■ Request ■
Each line below should be retyped exactly, with no pictures.

══════════

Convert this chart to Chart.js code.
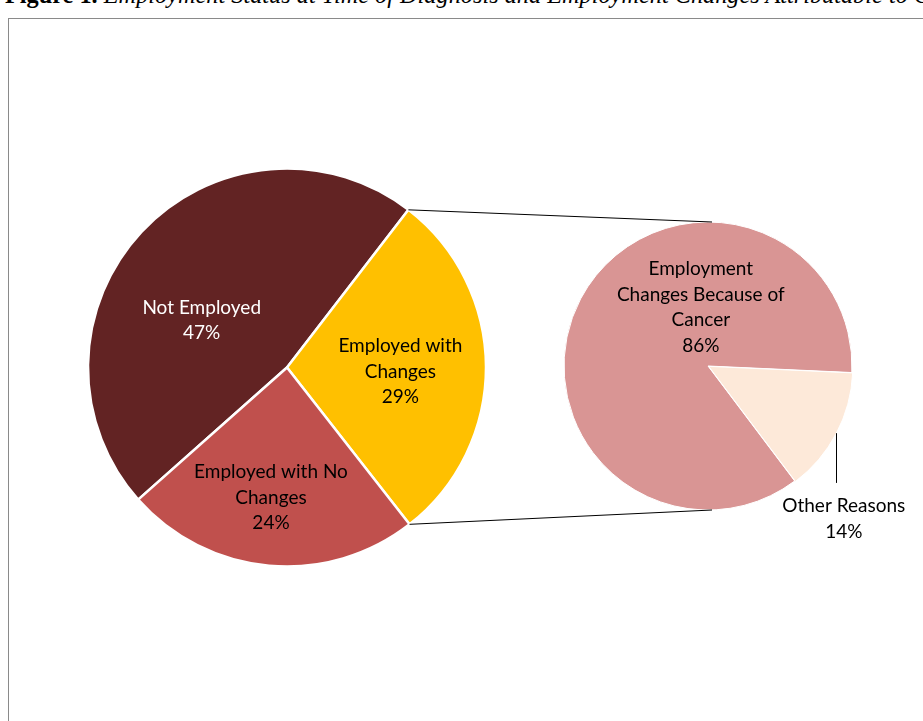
<!DOCTYPE html>
<html>
<head>
<meta charset="utf-8">
<script src="https://cdn.jsdelivr.net/npm/chart.js@4.4.1/dist/chart.umd.min.js"></script>
<style>
  html, body { margin: 0; padding: 0; background: #fff; }
  body { width: 923px; height: 721px; position: relative; overflow: hidden; }
  #title {
    position: absolute; left: 5px; top: -17px; white-space: nowrap;
    font-family: "Liberation Serif", "Times New Roman", serif; font-size: 24.3px; line-height: 24px;
    color: #000; font-style: italic;
  }
  #title b { font-style: normal; }
  #frame {
    position: absolute; left: 8px; top: 18px; width: 1000px; height: 800px;
    border-left: 1px solid #8a8a8a; border-top: 1px solid #8a8a8a;
  }
  .layer { position: absolute; left: 0; top: 0; width: 923px; height: 721px; }
</style>
</head>
<body>
<div id="title"><b>Figure 1.</b> Employment Status at Time of Diagnosis and Employment Changes Attributable to Cancer</div>
<div id="frame"></div>
<div class="layer"><canvas id="main-pie"></canvas></div>
<div class="layer"><canvas id="sub-pie"></canvas></div>
<script>
// employment status at diagnosis (main pie)
const statusLabels = [['Not Employed'], ['Employed with', 'Changes'], ['Employed with No', 'Changes']];
const statusValues = [47, 29, 24];
const statusColors = ['#622323', '#FFC000', '#C0504D'];

// breakdown of "Employed with Changes" (secondary pie)
const changeLabels = [['Employment', 'Changes Because of', 'Cancer'], ['Other Reasons']];
const changeValues = [86, 14];
const changeColors = ['#D99594', '#FDE9D9'];

const FONT = 'Lato, "Noto Sans", sans-serif';

// where each label sits, as [angle in deg clockwise from top, distance / radius]
const statusLabelPos = [[299, 0.49], [92, 0.57], [187, 0.66]];
const changeLabelPos = [[353, 0.41], [138.4, 1.42]];

function toXY(cx, cy, deg, dist) {
  const a = deg * Math.PI / 180;
  return { x: cx + Math.sin(a) * dist, y: cy - Math.cos(a) * dist };
}

function drawLabels(chart, labels, values, pos, colors) {
  const ctx = chart.ctx;
  const arcs = chart.getDatasetMeta(0).data;
  ctx.save();
  ctx.font = '19px ' + FONT;
  ctx.textAlign = 'center';
  ctx.textBaseline = 'middle';
  arcs.forEach((arc, i) => {
    const p = toXY(arc.x, arc.y, pos[i][0], pos[i][1] * arc.outerRadius);
    const lines = labels[i].concat([values[i] + '%']);
    const lh = 25.5;
    ctx.fillStyle = colors[i];
    lines.forEach((t, k) => {
      ctx.fillText(t, p.x, p.y + (k - (lines.length - 1) / 2) * lh);
    });
  });
  ctx.restore();
}

const mainLabelPlugin = {
  id: 'mainLabels',
  afterDatasetsDraw(chart) {
    drawLabels(chart, statusLabels, statusValues, statusLabelPos, ['#ffffff', '#000000', '#000000']);
  }
};

const subLabelPlugin = {
  id: 'subLabels',
  afterDatasetsDraw(chart) {
    drawLabels(chart, changeLabels, changeValues, changeLabelPos, ['#000000', '#000000']);
    const ctx = chart.ctx;
    const arcs = chart.getDatasetMeta(0).data;
    const other = arcs[1];
    // leader line for "Other Reasons"
    const edge = toXY(other.x, other.y, 117.6, other.outerRadius + 1);
    const lab = toXY(other.x, other.y, changeLabelPos[1][0], changeLabelPos[1][1] * other.outerRadius);
    ctx.save();
    ctx.strokeStyle = '#000';
    ctx.lineWidth = 1;
    ctx.beginPath();
    ctx.moveTo(Math.round(edge.x) + 0.5, edge.y);
    ctx.lineTo(Math.round(edge.x) + 0.5, lab.y - 36);
    ctx.stroke();

    // connector lines from the exploded slice of the main pie to the secondary pie
    const main = mainChart.getDatasetMeta(0).data[1];
    const a0 = toXY(main.x, main.y, main.startAngle * 180 / Math.PI + 90, main.outerRadius);
    const a1 = toXY(main.x, main.y, main.endAngle * 180 / Math.PI + 90, main.outerRadius);
    const cx = arcs[0].x, cy = arcs[0].y, r = arcs[0].outerRadius;
    ctx.beginPath();
    ctx.moveTo(a0.x, a0.y);
    ctx.lineTo(cx + 4, cy - r);
    ctx.moveTo(a1.x, a1.y);
    ctx.lineTo(cx + 4, cy + r);
    ctx.stroke();
    ctx.restore();
  }
};

const mainChart = new Chart(document.getElementById('main-pie'), {
  type: 'pie',
  data: {
    labels: statusLabels.map(l => l.join(' ')),
    datasets: [{
      data: statusValues,
      backgroundColor: statusColors,
      borderColor: '#ffffff',
      borderWidth: 2.5,
    }]
  },
  options: {
    responsive: true,
    maintainAspectRatio: false,
    animation: false,
    rotation: 228.4,
    radius: 199,
    layout: { padding: { left: 0, right: 349, top: 14, bottom: 0 } },
    plugins: { legend: { display: false }, tooltip: { enabled: false } },
  },
  plugins: [mainLabelPlugin],
});

const subChart = new Chart(document.getElementById('sub-pie'), {
  type: 'pie',
  data: {
    labels: changeLabels.map(l => l.join(' ')),
    datasets: [{
      data: changeValues,
      backgroundColor: changeColors,
      borderColor: '#ffffff',
      borderWidth: 1,
      offset: [0, 3],
    }]
  },
  options: {
    responsive: true,
    maintainAspectRatio: false,
    animation: false,
    rotation: 143,
    radius: 144,
    layout: { padding: { left: 493, right: 0, top: 11, bottom: 0 } },
    plugins: { legend: { display: false }, tooltip: { enabled: false } },
  },
  plugins: [subLabelPlugin],
});
</script>
</body>
</html>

══════════

■ Result ■
Convert this chart to Chart.js code.
<!DOCTYPE html>
<html>
<head>
<meta charset="utf-8">
<script src="https://cdn.jsdelivr.net/npm/chart.js@4.4.1/dist/chart.umd.min.js"></script>
<style>
  html, body { margin: 0; padding: 0; background: #fff; }
  body { width: 923px; height: 721px; position: relative; overflow: hidden; }
  #title {
    position: absolute; left: 5px; top: -17px; white-space: nowrap;
    font-family: "Liberation Serif", "Times New Roman", serif; font-size: 24.3px; line-height: 24px;
    color: #000; font-style: italic;
  }
  #title b { font-style: normal; }
  #frame {
    position: absolute; left: 8px; top: 18px; width: 1000px; height: 800px;
    border-left: 1px solid #8a8a8a; border-top: 1px solid #8a8a8a;
  }
  .layer { position: absolute; left: 0; top: 0; width: 923px; height: 721px; }
</style>
</head>
<body>
<div id="title"><b>Figure 1.</b> Employment Status at Time of Diagnosis and Employment Changes Attributable to Cancer</div>
<div id="frame"></div>
<div class="layer"><canvas id="main-pie"></canvas></div>
<div class="layer"><canvas id="sub-pie"></canvas></div>
<script>
// employment status at diagnosis (main pie)
const statusLabels = [['Not Employed'], ['Employed with', 'Changes'], ['Employed with No', 'Changes']];
const statusValues = [47, 29, 24];
const statusColors = ['#622323', '#FFC000', '#C0504D'];

// breakdown of "Employed with Changes" (secondary pie)
const changeLabels = [['Employment', 'Changes Because of', 'Cancer'], ['Other Reasons']];
const changeValues = [86, 14];
const changeColors = ['#D99594', '#FDE9D9'];

const FONT = 'Lato, "Noto Sans", sans-serif';

// where each label sits, as [angle in deg clockwise from top, distance / radius]
const statusLabelPos = [[299, 0.49], [92, 0.57], [187, 0.66]];
const changeLabelPos = [[353, 0.41], [138.4, 1.42]];

function toXY(cx, cy, deg, dist) {
  const a = deg * Math.PI / 180;
  return { x: cx + Math.sin(a) * dist, y: cy - Math.cos(a) * dist };
}

function drawLabels(chart, labels, values, pos, colors) {
  const ctx = chart.ctx;
  const arcs = chart.getDatasetMeta(0).data;
  ctx.save();
  ctx.font = '19px ' + FONT;
  ctx.textAlign = 'center';
  ctx.textBaseline = 'middle';
  arcs.forEach((arc, i) => {
    const p = toXY(arc.x, arc.y, pos[i][0], pos[i][1] * arc.outerRadius);
    const lines = labels[i].concat([values[i] + '%']);
    const lh = 25.5;
    ctx.fillStyle = colors[i];
    lines.forEach((t, k) => {
      ctx.fillText(t, p.x, p.y + (k - (lines.length - 1) / 2) * lh);
    });
  });
  ctx.restore();
}

const mainLabelPlugin = {
  id: 'mainLabels',
  afterDatasetsDraw(chart) {
    drawLabels(chart, statusLabels, statusValues, statusLabelPos, ['#ffffff', '#000000', '#000000']);
  }
};

const subLabelPlugin = {
  id: 'subLabels',
  afterDatasetsDraw(chart) {
    drawLabels(chart, changeLabels, changeValues, changeLabelPos, ['#000000', '#000000']);
    const ctx = chart.ctx;
    const arcs = chart.getDatasetMeta(0).data;
    const other = arcs[1];
    // leader line for "Other Reasons"
    const edge = toXY(other.x, other.y, 117.6, other.outerRadius + 1);
    const lab = toXY(other.x, other.y, changeLabelPos[1][0], changeLabelPos[1][1] * other.outerRadius);
    ctx.save();
    ctx.strokeStyle = '#000';
    ctx.lineWidth = 1;
    ctx.beginPath();
    ctx.moveTo(Math.round(edge.x) + 0.5, edge.y);
    ctx.lineTo(Math.round(edge.x) + 0.5, lab.y - 36);
    ctx.stroke();

    // connector lines from the exploded slice of the main pie to the secondary pie
    const main = mainChart.getDatasetMeta(0).data[1];
    const a0 = toXY(main.x, main.y, main.startAngle * 180 / Math.PI + 90, main.outerRadius);
    const a1 = toXY(main.x, main.y, main.endAngle * 180 / Math.PI + 90, main.outerRadius);
    const cx = arcs[0].x, cy = arcs[0].y, r = arcs[0].outerRadius;
    ctx.beginPath();
    ctx.moveTo(a0.x, a0.y);
    ctx.lineTo(cx + 4, cy - r);
    ctx.moveTo(a1.x, a1.y);
    ctx.lineTo(cx + 4, cy + r);
    ctx.stroke();
    ctx.restore();
  }
};

const mainChart = new Chart(document.getElementById('main-pie'), {
  type: 'pie',
  data: {
    labels: statusLabels.map(l => l.join(' ')),
    datasets: [{
      data: statusValues,
      backgroundColor: statusColors,
      borderColor: '#ffffff',
      borderWidth: 2.5,
    }]
  },
  options: {
    responsive: true,
    maintainAspectRatio: false,
    animation: false,
    rotation: 228.4,
    radius: 199,
    layout: { padding: { left: 0, right: 349, top: 14, bottom: 0 } },
    plugins: { legend: { display: false }, tooltip: { enabled: false } },
  },
  plugins: [mainLabelPlugin],
});

const subChart = new Chart(document.getElementById('sub-pie'), {
  type: 'pie',
  data: {
    labels: changeLabels.map(l => l.join(' ')),
    datasets: [{
      data: changeValues,
      backgroundColor: changeColors,
      borderColor: '#ffffff',
      borderWidth: 1,
      offset: [0, 3],
    }]
  },
  options: {
    responsive: true,
    maintainAspectRatio: false,
    animation: false,
    rotation: 143,
    radius: 144,
    layout: { padding: { left: 493, right: 0, top: 11, bottom: 0 } },
    plugins: { legend: { display: false }, tooltip: { enabled: false } },
  },
  plugins: [subLabelPlugin],
});
</script>
</body>
</html>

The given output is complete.